Study Shows Playing Video Games Improves Women’s Spatial Skills
By Shawn on Wednesday, October 3rd, 2007 at 12:15 PM PST In Gamer Life, Games

Need a convincing argument to get your girlfriend, wife or daughter into gaming, or are you a girl gamer that needs extra leverage with your parents? A study at the University of Toronto has indicated that just a few hours of video game play can improve spatial awareness in females.
The research, to be published in the October issue of Psychological Science, suggests that a new approach involving action video games can be used to improve spatial skills. Women have been proven to test lower than men on spatial awareness based skills such as reading a map, driving a car, assembling a barbeque or learning advanced math. However the gap can be closed.

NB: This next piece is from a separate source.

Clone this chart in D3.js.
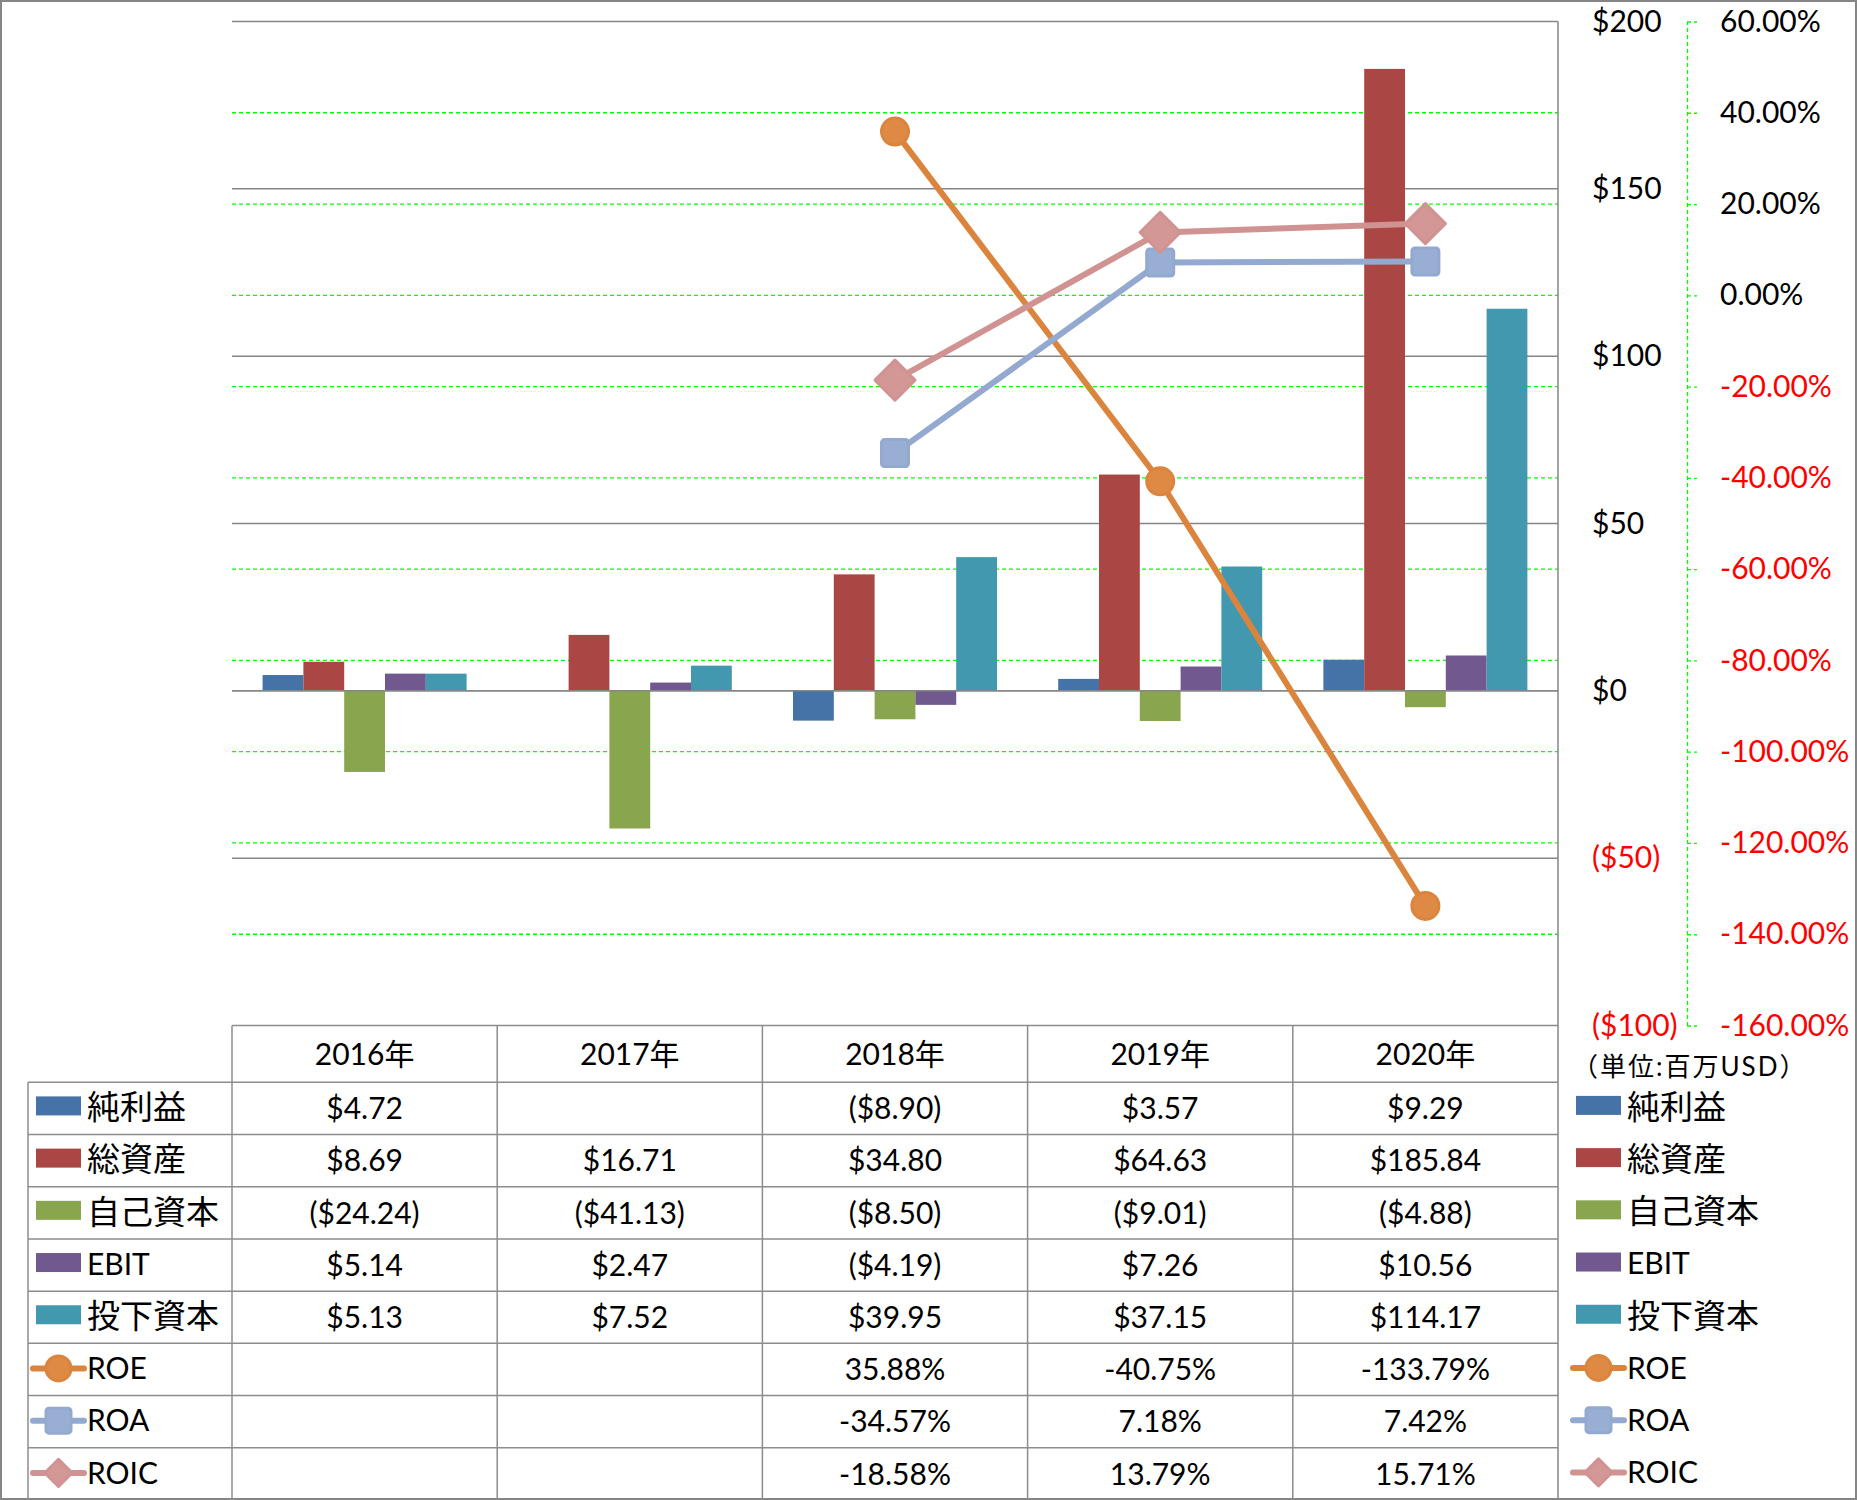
<!DOCTYPE html>
<html>
<head>
<meta charset="utf-8">
<script src="https://cdn.jsdelivr.net/npm/d3@7"></script>
<style>
  html, body { margin: 0; padding: 0; background: #fff; }
  svg { display: block; }
  text { font-family: Lato, "Noto Sans CJK JP", sans-serif; }
</style>
</head>
<body>
<svg id="chart" width="1857" height="1500"></svg>
<script>
// ---------------- data ----------------
const categories = ["2016年", "2017年", "2018年", "2019年", "2020年"];
const barSeries = ["純利益", "総資産", "自己資本", "EBIT", "投下資本"];
const netIncome   = [4.72, null, -8.90, 3.57, 9.29];
const totalAssets = [8.69, 16.71, 34.80, 64.63, 185.84];
const equity      = [-24.24, -41.13, -8.50, -9.01, -4.88];
const ebit        = [5.14, 2.47, -4.19, 7.26, 10.56];
const investedCap = [5.13, 7.52, 39.95, 37.15, 114.17];
const lineSeries = ["ROE", "ROA", "ROIC"];
const roe  = [null, null, 35.88, -40.75, -133.79];
const roa  = [null, null, -34.57, 7.18, 7.42];
const roic = [null, null, -18.58, 13.79, 15.71];
const usdTicks = [-100, -50, 0, 50, 100, 150, 200];
const pctTicks = [-160, -140, -120, -100, -80, -60, -40, -20, 0, 20, 40, 60];
const unitLabel = "（単位:百万USD）";

// ---------------- styles ----------------
const barValues = [netIncome, totalAssets, equity, ebit, investedCap];
const lineValues = [roe, roa, roic];
const barColors = ["#4572A7", "#AA4643", "#89A54E", "#71588F", "#4198AF"];
const lineColors = ["#DB843D", "#93A9CF", "#D19392"];
const markerFill = ["#DE8A45", "#98AED3", "#D39896"];
const markerShapes = ["circle", "square", "diamond"];
const gridGray = "#868686";
const green = "#00FF00";

const svg = d3.select("#chart");

// layout
const plotLeft = 232, plotRight = 1558, plotTop = 21.5, plotBottom = 1025.5;
const tableLeft = 28, tableBottom = 1500, headerBottom = 1082.3;

const x = d3.scaleBand().domain(categories).range([plotLeft, plotRight]).padding(0);
const x1 = d3.scaleBand().domain(barSeries).range([0, x.bandwidth()]).paddingInner(0).paddingOuter(0.75);
const y = d3.scaleLinear().domain([-100, 200]).range([plotBottom, plotTop]);
const y2 = d3.scaleLinear().domain([-160, 60]).range([plotBottom, plotTop]);

// frame
svg.append("rect").attr("x", 1).attr("y", 1).attr("width", 1855).attr("height", 1498)
  .attr("fill", "#fff").attr("stroke", gridGray).attr("stroke-width", 2);

// gridlines (secondary, green dashed)
svg.append("g").selectAll("line").data(pctTicks.filter(d => d !== 60 && d !== -160)).join("line")
  .attr("x1", plotLeft).attr("x2", plotRight)
  .attr("y1", d => y2(d)).attr("y2", d => y2(d))
  .attr("stroke", green).attr("stroke-width", 1.3).attr("stroke-dasharray", "4,3");
// gridlines (primary, gray)
svg.append("g").selectAll("line").data(usdTicks.filter(d => d !== -100)).join("line")
  .attr("x1", plotLeft).attr("x2", plotRight)
  .attr("y1", d => y(d)).attr("y2", d => y(d))
  .attr("stroke", gridGray).attr("stroke-width", 1.5);

// bars
const barData = [];
barSeries.forEach((s, si) => categories.forEach((c, ci) => {
  const v = barValues[si][ci];
  if (v !== null) barData.push({ s, si, c, v });
}));
svg.append("g").selectAll("rect").data(barData).join("rect")
  .attr("x", d => x(d.c) + x1(d.s))
  .attr("width", x1.bandwidth())
  .attr("y", d => Math.min(y(d.v), y(0)))
  .attr("height", d => Math.abs(y(d.v) - y(0)))
  .attr("fill", d => barColors[d.si]);

// zero line on top of bars
svg.append("line").attr("x1", plotLeft).attr("x2", plotRight)
  .attr("y1", y(0)).attr("y2", y(0)).attr("stroke", gridGray).attr("stroke-width", 1.5);

// marker drawing helper
function drawMarker(g, shape, cx, cy, i, size, diamondHalf) {
  const s = size;
  if (shape === "circle") {
    g.append("circle").attr("cx", cx).attr("cy", cy).attr("r", s / 2 - 1.5)
      .attr("fill", markerFill[i]).attr("stroke", lineColors[i]).attr("stroke-width", 3);
  } else if (shape === "square") {
    const h = s / 2 - 1.5;
    g.append("rect").attr("x", cx - h).attr("y", cy - h).attr("width", 2 * h).attr("height", 2 * h)
      .attr("fill", markerFill[i]).attr("stroke", lineColors[i]).attr("stroke-width", 3)
      .attr("stroke-linejoin", "round").attr("rx", 3);
  } else {
    const h = diamondHalf - 1.5;
    g.append("path").attr("d", `M${cx},${cy - h}L${cx + h},${cy}L${cx},${cy + h}L${cx - h},${cy}Z`)
      .attr("fill", markerFill[i]).attr("stroke", lineColors[i]).attr("stroke-width", 3)
      .attr("stroke-linejoin", "round");
  }
}

// lines
const lineGen = d3.line()
  .defined(d => d.v !== null)
  .x(d => x(d.c) + x.bandwidth() / 2)
  .y(d => y2(d.v));
const linesG = svg.append("g");
lineSeries.forEach((s, i) => {
  const pts = categories.map((c, ci) => ({ c, v: lineValues[i][ci] }));
  linesG.append("path").datum(pts).attr("d", lineGen)
    .attr("fill", "none").attr("stroke", lineColors[i]).attr("stroke-width", 6)
    .attr("stroke-linecap", "round").attr("stroke-linejoin", "round");
  pts.filter(p => p.v !== null).forEach(p => {
    drawMarker(linesG, markerShapes[i], x(p.c) + x.bandwidth() / 2, y2(p.v), i, 30, 21.5);
  });
});

// right plot border
svg.append("line").attr("x1", plotRight).attr("x2", plotRight)
  .attr("y1", plotTop).attr("y2", tableBottom).attr("stroke", gridGray).attr("stroke-width", 1.5);

// primary axis (USD)
const fmtUsd = d => d < 0 ? `($${Math.abs(d)})` : `$${d}`;
const axisY = svg.append("g").attr("transform", `translate(${plotRight},0)`)
  .call(d3.axisRight(y).tickValues(usdTicks).tickSize(0).tickPadding(34).tickFormat(fmtUsd));
axisY.select(".domain").remove();
axisY.selectAll("text").attr("font-size", 30).attr("font-family", "Lato")
  .attr("fill", d => d < 0 ? "#FF0000" : "#000");

// secondary axis (percent)
const axis2X = 1687;
const axisP = svg.append("g").attr("transform", `translate(${axis2X},0)`)
  .call(d3.axisRight(y2).tickValues(pctTicks).tickSize(10).tickSizeOuter(0).tickPadding(23)
    .tickFormat(d => d.toFixed(2) + "%"));
axisP.select(".domain").attr("stroke", green).attr("stroke-width", 1.3).attr("stroke-dasharray", "4,3");
axisP.selectAll(".tick line").attr("stroke", green).attr("stroke-width", 1.3).attr("stroke-dasharray", "4,3");
axisP.selectAll("text").attr("font-size", 30).attr("font-family", "Lato")
  .attr("fill", d => d < 0 ? "#FF0000" : "#000");

// ---------------- data table ----------------
const allSeries = barSeries.concat(lineSeries);
const rows = d3.scaleBand().domain(allSeries).range([headerBottom, tableBottom]);
const tableG = svg.append("g");
const tableStroke = "#8C8C8C";

// header top
tableG.append("line").attr("x1", plotLeft).attr("x2", plotRight)
  .attr("y1", plotBottom).attr("y2", plotBottom).attr("stroke", tableStroke).attr("stroke-width", 1.5);
// row lines
tableG.selectAll("line.row").data(allSeries).join("line").attr("class", "row")
  .attr("x1", tableLeft).attr("x2", plotRight)
  .attr("y1", d => rows(d)).attr("y2", d => rows(d))
  .attr("stroke", tableStroke).attr("stroke-width", 1.5);
// column lines
tableG.selectAll("line.col").data(categories).join("line").attr("class", "col")
  .attr("x1", d => x(d)).attr("x2", d => x(d))
  .attr("y1", plotBottom).attr("y2", tableBottom)
  .attr("stroke", tableStroke).attr("stroke-width", 1.5);
tableG.append("line").attr("x1", tableLeft).attr("x2", tableLeft)
  .attr("y1", headerBottom).attr("y2", tableBottom).attr("stroke", tableStroke).attr("stroke-width", 1.5);

// header text
tableG.selectAll("text.hdr").data(categories).join("text").attr("class", "hdr")
  .attr("x", d => x(d) + x.bandwidth() / 2)
  .attr("y", (plotBottom + headerBottom) / 2).attr("dy", "0.36em")
  .attr("text-anchor", "middle").attr("font-size", 30).text(d => d);

// cell values
const fmtMoney = v => v < 0 ? `($${Math.abs(v).toFixed(2)})` : `$${v.toFixed(2)}`;
const cells = [];
allSeries.forEach((s, si) => categories.forEach((c, ci) => {
  const v = si < 5 ? barValues[si][ci] : lineValues[si - 5][ci];
  if (v !== null) cells.push({ s, c, text: si < 5 ? fmtMoney(v) : v.toFixed(2) + "%" });
}));
tableG.selectAll("text.cell").data(cells).join("text").attr("class", "cell")
  .attr("x", d => x(d.c) + x.bandwidth() / 2)
  .attr("y", d => rows(d.s) + rows.bandwidth() / 2).attr("dy", "0.36em")
  .attr("text-anchor", "middle").attr("font-size", 30).text(d => d.text);

// legend entries (table left and right legend)
function legendEntry(g, s, si, x0, cy) {
  if (si < 5) {
    g.append("rect").attr("x", x0).attr("y", cy - 11).attr("width", 45).attr("height", 19)
      .attr("fill", barColors[si]);
  } else {
    const i = si - 5;
    g.append("line").attr("x1", x0 - 3).attr("x2", x0 + 48).attr("y1", cy).attr("y2", cy)
      .attr("stroke", lineColors[i]).attr("stroke-width", 6).attr("stroke-linecap", "round");
    drawMarker(g, markerShapes[i], x0 + 22.5, cy, i, 28, 15);
  }
  const isCJK = /[^\x00-\x7F]/.test(s);
  g.append("text").attr("x", x0 + 51).attr("y", cy).attr("dy", "0.36em")
    .attr("font-size", isCJK ? 33 : 30)
    .attr("font-family", isCJK ? "Noto Sans CJK JP" : "Lato")
    .text(s);
}
const legL = svg.append("g");
allSeries.forEach((s, si) => legendEntry(legL, s, si, 36, rows(s) + rows.bandwidth() / 2 - 1));
const legR = svg.append("g");
allSeries.forEach((s, si) => legendEntry(legR, s, si, 1576, rows(s) + rows.bandwidth() / 2 - 1.5));

// unit label
svg.append("text").attr("x", 1572).attr("y", 1067).attr("dy", "0.36em")
  .attr("font-size", 26).attr("letter-spacing", 2).attr("font-family", "Noto Sans CJK JP").text(unitLabel);
</script>
</body>
</html>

Our first experiment discovered a previously unknown sex difference in spatial attention,” said Jing Feng, a psychology doctoral student and lead author of the study. “On average, women are not quite as good at rapidly switching attention among different objects and this may be one reason why women do not do as well on spatial tasks. But more important than finding that difference, our second experiment showed that both men and women can improve their spatial skills by playing a video game and that the women catch up to the men,” Feng added. “Moreover, the improved performance of both sexes was maintained when we assessed them again after five months.”
Professor Ian Spence, director of the engineering psychology laboratory in the Department of Psychology, theorizes that playing action video games may actually trigger previously inactive genes that are crucial in developing neural pathways necessary for spatial attention.
“Clearly, something dramatic is happening in the brain when we see marked improvements in spatial skills after only 10 hours of game playing and these improvements are maintained for many months.”
Professor Spence expresses hope that video game training could help to encourage more young women to enter the mathematical sciences and engineering which are still male dominated fields.





Hell yes, Ian.
This is awesome! I am the worst with directions! More halo it is!